Konvoi darat “Shumud” (Keteguhan), yang merupakan bagian dari gerakan solidaritas rakyat untuk menembus blokade Gaza, dilaporkan mengalami pengepungan ketat oleh otoritas Libya Timur sejak Jum’at (14/6).
Para penyelenggara menyatakan bahwa konvoi tidak diizinkan melanjutkan perjalanan ke utara menuju kota Sirte, dan kini terhenti akibat blokade sistematis.
Dalam pernyataan resminya, panitia konvoi menyebut bahwa otoritas setempat melarang distribusi makanan, air, dan obat-obatan kepada sekitar 1.500 peserta, serta memutus jaringan komunikasi dan internet di sekitar area konvoi.
Tak hanya itu, sejumlah peserta dikabarkan ditahan oleh aparat keamanan dengan alasan memiliki rekaman video yang dianggap menghina pihak berwenang Libya Timur.
Hingga kini, belum ada klarifikasi resmi dari pihak otoritas terkait tuduhan tersebut.
Pihak penyelenggara menyerukan penghentian tindakan yang mereka sebut sebagai represif dan tidak mencerminkan semangat persaudaraan sesama bangsa Maghrib dan Arab.
Mereka juga mendesak diakhirinya apa yang mereka gambarkan sebagai pengepungan kelaparan.
Mereka juga menegaskan bahwa misi mereka bersifat damai dan solidaritas kemanusiaan.
Pernyataan Pemerintah Libya timur
Sementara itu, respons juga datang dari pemerintah Libya yang ditunjuk oleh Dewan Perwakilan Rakyat (DPR) di Benghazi.
Pemerintahan Libya menegaskan bahwa pihaknya bersedia mengizinkan warga asing memasuki wilayahnya, asalkan memenuhi persyaratan hukum yang berlaku.
Dalam pernyataan resmi Kementerian Dalam Negeri yang dipimpin Osama Hamad, ditegaskan bahwa semua peserta konvoi dari Aljazair dan Tunisia akan diproses sesuai prosedur lintas batas dan hukum Libya, serta berdasarkan perjanjian bilateral yang masih berlaku.
Pemerintah juga menyebut pentingnya menunjukkan dokumen resmi seperti cap masuk perbatasan sebagai bukti legalitas keberadaan mereka di wilayah Libya.
Hal ini, menurut pemerintah, merupakan bagian dari upaya menjaga kedaulatan negara dan memastikan keamanan nasional.

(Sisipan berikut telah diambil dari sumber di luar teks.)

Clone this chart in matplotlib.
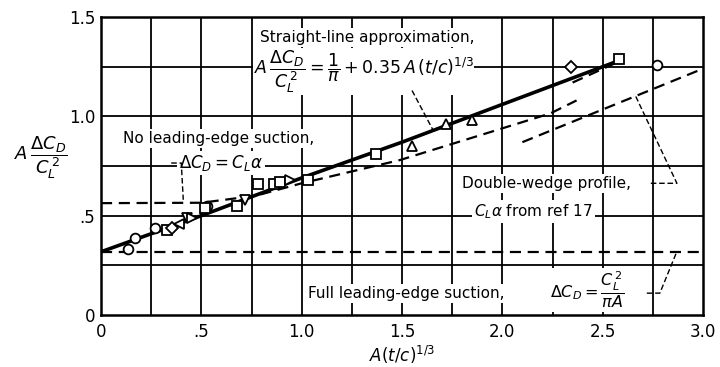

Ironisnya, hanya 2 hari sebelumnya, pemerintah Libya Timur menyambut baik kedatangan Konvoi “Shumud”.
Bahkan, mereka menyerukan agar seluruh pihak menghormati peraturan Mesir yang mengatur akses ke wilayah perbatasan Gaza.
Sebagaimana disebut dalam pernyataan Kementerian Luar Negeri dan Kerja Sama Internasional Libya.
Dalam perkembangan lain, Mesir kembali menegaskan bahwa kunjungan ke wilayah perbatasan Gaza hanya dapat dilakukan sesuai protokol keamanan yang ketat.
Pemerintah Kairo berdalih bahwa pembatasan tersebut diperlukan demi menjamin keselamatan para delegasi.
Namun, menurut penyelenggara konvoi, banyak peserta asing ditolak atau bahkan ditahan oleh pihak berwenang Mesir ketika hendak bergabung dalam rombongan internasional menuju Gaza.
Konvoi “Shumud” terdiri dari lebih dari 1.500 aktivis dari negara-negara Maghrib seperti Aljazair, Tunisia, dan Maroko.
Mereka mengusung misi solidaritas kemanusiaan untuk rakyat Gaza yang terjebak di bawah blokade berkepanjangan.
Menurut rencana semula, para peserta akan menyeberang ke Semenanjung Sinai dengan bus menuju kota Al-Arish, sekitar 350 kilometer sebelah timur Kairo.
Dari sana, mereka berniat melanjutkan perjalanan dengan berjalan kaki sejauh 50 kilometer menuju gerbang Rafah di perbatasan Mesir-Gaza.